Work to complete. Identify all lines of the data containing the string "this" and copy them.

Provided information.
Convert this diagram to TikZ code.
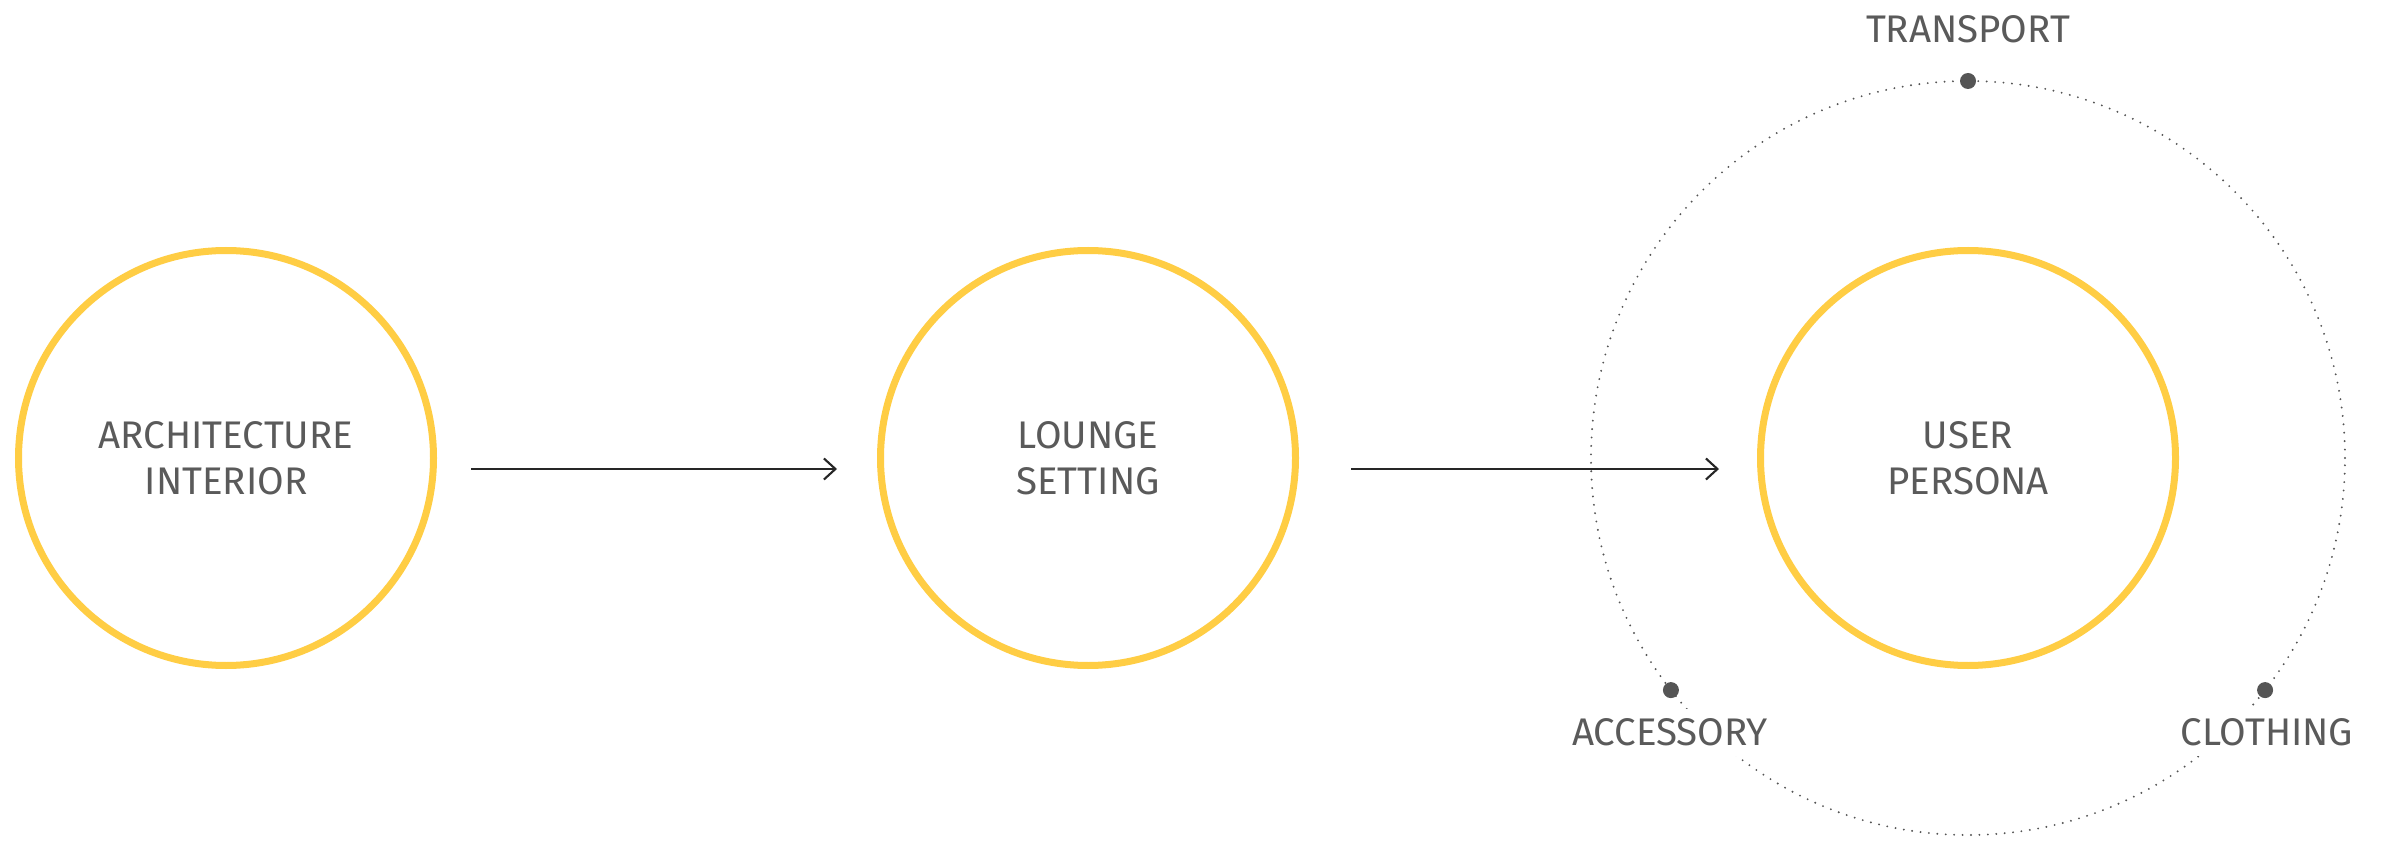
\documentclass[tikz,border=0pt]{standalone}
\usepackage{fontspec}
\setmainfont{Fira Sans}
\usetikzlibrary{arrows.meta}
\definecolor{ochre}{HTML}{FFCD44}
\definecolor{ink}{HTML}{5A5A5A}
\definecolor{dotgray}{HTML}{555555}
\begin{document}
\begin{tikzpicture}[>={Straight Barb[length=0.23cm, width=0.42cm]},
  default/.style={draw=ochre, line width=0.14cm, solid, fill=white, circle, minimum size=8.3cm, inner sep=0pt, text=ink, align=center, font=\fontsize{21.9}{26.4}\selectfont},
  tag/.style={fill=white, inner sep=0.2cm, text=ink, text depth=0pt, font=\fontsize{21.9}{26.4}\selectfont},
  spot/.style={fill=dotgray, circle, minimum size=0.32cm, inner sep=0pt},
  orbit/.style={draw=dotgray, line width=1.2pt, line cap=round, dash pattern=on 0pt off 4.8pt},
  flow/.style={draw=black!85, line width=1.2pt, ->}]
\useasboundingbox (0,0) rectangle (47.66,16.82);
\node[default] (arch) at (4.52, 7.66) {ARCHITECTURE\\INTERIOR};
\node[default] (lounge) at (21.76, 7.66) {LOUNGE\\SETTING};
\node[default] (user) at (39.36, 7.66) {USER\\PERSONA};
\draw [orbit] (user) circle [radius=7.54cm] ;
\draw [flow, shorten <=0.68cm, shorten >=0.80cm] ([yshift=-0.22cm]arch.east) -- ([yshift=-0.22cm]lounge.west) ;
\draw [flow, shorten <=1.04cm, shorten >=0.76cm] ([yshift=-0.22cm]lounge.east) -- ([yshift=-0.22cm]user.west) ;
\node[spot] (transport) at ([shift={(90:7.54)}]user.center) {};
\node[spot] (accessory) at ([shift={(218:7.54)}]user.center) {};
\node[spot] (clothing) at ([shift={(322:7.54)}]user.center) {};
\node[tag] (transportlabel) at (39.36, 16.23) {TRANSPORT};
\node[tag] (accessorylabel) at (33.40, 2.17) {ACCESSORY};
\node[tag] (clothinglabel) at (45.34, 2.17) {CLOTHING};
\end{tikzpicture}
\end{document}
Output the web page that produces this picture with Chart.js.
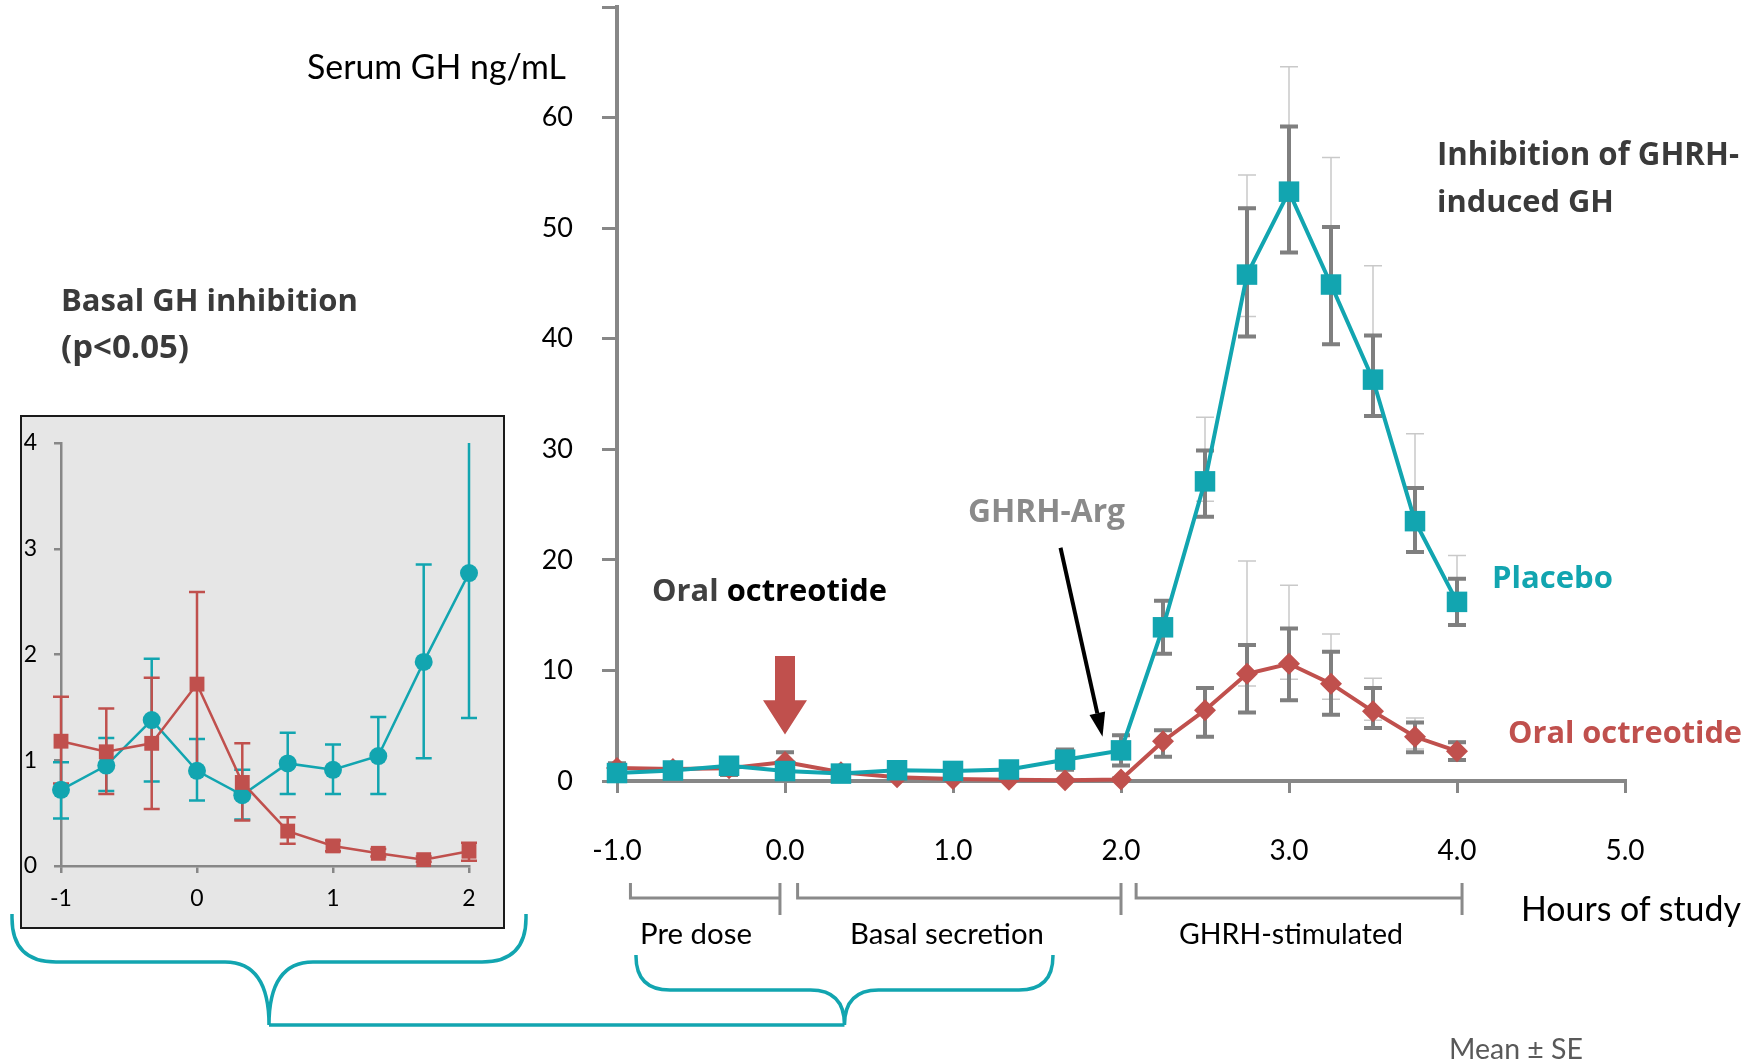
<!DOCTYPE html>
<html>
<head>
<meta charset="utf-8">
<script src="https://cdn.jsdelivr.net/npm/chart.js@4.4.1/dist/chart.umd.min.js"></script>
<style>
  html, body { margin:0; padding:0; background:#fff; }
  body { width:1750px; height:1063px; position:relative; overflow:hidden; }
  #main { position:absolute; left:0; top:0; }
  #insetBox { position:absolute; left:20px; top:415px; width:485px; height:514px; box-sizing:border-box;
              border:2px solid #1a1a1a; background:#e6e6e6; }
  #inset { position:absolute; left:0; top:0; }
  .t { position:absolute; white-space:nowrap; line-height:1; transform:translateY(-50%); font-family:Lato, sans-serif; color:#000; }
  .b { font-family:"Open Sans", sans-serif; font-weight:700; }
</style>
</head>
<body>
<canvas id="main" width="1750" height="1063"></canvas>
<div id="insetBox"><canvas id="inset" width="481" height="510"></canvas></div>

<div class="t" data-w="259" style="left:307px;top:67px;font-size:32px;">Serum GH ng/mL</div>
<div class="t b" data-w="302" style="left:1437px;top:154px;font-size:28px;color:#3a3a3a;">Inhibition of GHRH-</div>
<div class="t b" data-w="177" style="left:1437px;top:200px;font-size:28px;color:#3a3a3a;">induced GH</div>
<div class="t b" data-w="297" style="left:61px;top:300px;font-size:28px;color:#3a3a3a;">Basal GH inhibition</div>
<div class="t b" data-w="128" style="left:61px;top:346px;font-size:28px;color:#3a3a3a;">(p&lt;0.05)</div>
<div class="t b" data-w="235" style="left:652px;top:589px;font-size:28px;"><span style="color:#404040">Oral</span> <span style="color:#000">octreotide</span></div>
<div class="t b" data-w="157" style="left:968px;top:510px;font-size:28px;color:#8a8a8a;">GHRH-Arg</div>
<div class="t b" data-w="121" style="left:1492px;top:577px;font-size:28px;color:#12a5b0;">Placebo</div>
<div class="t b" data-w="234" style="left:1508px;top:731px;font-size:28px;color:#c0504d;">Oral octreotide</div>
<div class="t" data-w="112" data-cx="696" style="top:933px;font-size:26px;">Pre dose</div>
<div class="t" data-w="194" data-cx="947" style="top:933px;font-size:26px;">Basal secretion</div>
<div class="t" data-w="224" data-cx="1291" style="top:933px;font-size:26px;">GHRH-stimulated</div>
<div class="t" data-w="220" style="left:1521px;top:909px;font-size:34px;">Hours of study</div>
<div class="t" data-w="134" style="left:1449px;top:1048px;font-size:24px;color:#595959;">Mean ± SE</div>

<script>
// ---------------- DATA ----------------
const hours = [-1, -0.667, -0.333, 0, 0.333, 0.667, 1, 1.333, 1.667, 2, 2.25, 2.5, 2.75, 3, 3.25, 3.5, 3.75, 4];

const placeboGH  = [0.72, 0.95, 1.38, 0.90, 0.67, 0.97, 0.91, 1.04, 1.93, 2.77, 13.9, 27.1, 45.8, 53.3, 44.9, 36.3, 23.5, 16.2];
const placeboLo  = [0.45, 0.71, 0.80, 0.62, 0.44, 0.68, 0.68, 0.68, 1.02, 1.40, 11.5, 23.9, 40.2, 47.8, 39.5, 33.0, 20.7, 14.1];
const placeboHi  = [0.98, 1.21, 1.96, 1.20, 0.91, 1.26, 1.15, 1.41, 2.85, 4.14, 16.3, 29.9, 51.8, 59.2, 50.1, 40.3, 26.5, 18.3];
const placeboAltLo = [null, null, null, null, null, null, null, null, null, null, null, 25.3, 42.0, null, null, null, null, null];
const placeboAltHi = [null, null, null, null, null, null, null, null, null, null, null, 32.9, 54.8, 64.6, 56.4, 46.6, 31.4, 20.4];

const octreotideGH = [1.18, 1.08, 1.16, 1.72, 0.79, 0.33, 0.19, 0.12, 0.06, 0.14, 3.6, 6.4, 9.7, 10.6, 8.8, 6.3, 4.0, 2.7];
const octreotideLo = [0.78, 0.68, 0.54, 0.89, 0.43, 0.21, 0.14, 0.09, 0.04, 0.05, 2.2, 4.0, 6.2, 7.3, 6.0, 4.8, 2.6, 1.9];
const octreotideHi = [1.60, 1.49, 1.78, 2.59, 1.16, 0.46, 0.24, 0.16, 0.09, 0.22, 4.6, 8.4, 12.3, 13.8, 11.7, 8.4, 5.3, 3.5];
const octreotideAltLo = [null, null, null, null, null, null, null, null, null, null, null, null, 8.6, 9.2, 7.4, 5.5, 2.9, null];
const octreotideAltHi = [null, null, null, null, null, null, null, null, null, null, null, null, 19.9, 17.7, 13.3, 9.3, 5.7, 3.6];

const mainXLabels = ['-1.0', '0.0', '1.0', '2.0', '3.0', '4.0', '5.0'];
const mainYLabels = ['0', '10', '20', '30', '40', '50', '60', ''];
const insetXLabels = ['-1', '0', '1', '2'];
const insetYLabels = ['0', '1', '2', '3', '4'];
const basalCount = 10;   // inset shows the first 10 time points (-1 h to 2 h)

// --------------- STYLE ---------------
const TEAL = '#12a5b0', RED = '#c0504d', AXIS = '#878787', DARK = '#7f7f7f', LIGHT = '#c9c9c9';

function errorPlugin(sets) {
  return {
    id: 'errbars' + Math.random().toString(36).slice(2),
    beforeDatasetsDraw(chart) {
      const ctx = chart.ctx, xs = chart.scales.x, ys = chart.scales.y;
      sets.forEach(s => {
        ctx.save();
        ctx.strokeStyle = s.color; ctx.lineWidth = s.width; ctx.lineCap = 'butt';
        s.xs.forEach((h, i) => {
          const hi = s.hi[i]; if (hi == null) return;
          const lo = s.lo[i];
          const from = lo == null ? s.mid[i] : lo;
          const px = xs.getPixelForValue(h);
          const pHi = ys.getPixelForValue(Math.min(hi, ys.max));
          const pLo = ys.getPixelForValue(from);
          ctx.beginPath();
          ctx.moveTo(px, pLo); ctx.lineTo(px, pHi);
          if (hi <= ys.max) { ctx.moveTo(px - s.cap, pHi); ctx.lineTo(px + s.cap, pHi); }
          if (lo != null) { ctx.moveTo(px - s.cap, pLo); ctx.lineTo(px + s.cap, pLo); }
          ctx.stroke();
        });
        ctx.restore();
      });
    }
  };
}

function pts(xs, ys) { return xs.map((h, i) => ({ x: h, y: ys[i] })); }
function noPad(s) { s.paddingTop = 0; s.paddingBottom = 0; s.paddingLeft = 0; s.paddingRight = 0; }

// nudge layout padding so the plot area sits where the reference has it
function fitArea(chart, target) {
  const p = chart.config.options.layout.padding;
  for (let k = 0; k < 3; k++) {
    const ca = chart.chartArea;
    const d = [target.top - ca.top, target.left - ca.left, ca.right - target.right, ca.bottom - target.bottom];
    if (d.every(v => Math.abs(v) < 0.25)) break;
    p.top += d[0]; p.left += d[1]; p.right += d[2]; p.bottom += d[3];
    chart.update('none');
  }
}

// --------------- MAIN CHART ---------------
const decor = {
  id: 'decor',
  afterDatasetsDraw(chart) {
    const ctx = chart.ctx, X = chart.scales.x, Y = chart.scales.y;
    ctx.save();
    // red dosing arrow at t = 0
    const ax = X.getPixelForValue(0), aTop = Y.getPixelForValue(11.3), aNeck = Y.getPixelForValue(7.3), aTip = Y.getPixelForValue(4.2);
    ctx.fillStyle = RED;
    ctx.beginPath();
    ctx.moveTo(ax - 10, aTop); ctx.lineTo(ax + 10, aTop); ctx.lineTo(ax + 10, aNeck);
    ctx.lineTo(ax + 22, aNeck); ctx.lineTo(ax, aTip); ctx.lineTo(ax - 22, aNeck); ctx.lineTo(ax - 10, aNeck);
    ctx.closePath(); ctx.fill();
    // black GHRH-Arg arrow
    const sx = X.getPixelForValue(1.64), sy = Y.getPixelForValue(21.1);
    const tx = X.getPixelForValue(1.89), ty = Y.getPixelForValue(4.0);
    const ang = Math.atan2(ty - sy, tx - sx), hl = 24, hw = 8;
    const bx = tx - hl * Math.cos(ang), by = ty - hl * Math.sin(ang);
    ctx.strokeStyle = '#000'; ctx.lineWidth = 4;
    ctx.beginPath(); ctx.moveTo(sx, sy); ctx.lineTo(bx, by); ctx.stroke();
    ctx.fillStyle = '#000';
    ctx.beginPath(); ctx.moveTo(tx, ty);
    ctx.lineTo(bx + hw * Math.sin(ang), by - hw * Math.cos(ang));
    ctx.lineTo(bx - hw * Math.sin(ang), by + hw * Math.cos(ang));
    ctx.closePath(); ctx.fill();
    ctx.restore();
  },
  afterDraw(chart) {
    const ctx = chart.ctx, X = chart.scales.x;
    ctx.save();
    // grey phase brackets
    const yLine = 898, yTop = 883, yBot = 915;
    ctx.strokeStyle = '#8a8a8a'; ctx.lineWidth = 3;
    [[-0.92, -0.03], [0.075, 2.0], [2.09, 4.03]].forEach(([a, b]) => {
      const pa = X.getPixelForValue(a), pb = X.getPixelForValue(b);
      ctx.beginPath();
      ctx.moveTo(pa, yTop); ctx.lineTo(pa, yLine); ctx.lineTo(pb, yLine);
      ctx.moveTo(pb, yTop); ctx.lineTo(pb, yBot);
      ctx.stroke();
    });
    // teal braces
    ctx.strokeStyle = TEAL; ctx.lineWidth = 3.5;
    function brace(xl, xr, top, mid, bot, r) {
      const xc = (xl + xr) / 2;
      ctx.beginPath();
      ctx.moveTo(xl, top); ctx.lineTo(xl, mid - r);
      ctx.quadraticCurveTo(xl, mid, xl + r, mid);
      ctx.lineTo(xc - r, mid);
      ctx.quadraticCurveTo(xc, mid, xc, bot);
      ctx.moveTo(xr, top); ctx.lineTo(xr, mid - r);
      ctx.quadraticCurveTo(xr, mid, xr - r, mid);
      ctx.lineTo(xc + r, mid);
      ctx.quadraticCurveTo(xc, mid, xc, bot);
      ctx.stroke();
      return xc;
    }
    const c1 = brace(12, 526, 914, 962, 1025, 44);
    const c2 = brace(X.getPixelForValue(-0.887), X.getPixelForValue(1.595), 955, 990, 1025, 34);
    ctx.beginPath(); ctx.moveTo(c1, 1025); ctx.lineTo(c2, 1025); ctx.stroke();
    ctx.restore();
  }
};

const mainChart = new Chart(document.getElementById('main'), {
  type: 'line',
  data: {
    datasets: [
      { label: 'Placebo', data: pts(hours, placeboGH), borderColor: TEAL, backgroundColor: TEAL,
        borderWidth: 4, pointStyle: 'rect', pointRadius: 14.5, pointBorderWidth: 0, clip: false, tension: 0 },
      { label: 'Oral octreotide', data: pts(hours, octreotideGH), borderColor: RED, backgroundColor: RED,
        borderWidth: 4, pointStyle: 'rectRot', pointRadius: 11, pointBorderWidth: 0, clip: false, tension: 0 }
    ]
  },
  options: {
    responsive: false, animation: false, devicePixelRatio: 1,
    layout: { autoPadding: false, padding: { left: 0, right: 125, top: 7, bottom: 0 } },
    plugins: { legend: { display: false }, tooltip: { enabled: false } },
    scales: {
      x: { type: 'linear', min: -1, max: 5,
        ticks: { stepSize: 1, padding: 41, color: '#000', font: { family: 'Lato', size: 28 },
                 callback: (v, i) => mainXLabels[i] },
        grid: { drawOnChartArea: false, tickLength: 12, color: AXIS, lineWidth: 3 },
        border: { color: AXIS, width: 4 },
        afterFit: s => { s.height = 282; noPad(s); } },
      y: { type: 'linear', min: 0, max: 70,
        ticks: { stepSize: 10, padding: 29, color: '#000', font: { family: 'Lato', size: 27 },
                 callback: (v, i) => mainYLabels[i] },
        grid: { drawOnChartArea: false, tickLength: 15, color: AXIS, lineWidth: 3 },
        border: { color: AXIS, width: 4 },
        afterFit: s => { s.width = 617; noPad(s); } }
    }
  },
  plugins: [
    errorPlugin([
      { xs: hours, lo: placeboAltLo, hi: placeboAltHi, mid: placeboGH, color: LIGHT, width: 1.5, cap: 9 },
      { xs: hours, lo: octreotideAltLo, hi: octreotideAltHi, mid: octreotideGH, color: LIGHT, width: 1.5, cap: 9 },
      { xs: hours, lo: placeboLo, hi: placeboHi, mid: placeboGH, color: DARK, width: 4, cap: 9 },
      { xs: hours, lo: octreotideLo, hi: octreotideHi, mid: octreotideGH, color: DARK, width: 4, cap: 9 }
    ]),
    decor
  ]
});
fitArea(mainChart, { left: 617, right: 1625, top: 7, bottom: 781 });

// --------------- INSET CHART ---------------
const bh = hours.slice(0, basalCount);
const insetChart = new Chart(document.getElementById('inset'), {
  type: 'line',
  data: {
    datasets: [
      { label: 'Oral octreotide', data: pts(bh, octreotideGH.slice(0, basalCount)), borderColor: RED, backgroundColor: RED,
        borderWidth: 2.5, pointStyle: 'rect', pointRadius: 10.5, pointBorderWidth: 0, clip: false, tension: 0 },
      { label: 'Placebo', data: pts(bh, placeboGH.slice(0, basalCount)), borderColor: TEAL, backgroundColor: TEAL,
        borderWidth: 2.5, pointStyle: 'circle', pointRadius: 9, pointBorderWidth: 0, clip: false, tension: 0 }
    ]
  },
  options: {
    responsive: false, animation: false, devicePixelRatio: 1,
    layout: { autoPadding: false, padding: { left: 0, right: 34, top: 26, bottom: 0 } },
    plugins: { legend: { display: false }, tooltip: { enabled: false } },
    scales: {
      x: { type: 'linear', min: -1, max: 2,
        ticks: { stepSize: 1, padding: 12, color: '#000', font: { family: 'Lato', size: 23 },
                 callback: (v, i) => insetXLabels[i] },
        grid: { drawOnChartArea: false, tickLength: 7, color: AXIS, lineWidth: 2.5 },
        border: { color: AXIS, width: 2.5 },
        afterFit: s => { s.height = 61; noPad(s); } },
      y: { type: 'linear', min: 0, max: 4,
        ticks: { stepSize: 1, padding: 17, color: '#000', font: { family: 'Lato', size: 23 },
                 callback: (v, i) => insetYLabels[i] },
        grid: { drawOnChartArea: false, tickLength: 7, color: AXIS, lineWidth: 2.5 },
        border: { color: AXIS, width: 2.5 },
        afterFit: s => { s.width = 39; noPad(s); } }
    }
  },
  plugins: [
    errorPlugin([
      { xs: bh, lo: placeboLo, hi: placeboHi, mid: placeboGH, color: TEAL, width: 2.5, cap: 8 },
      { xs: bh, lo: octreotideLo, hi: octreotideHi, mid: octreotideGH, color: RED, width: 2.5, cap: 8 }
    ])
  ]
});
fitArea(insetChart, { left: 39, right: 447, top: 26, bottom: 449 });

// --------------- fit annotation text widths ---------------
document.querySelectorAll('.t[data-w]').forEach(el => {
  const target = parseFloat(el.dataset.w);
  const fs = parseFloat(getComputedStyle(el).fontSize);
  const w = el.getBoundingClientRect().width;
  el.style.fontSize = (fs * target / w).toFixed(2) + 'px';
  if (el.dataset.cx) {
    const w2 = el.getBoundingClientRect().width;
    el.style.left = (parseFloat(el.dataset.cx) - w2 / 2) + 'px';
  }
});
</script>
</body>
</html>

Full answer.
Convert this diagram to TikZ code.
Output the web page that produces this picture with Chart.js.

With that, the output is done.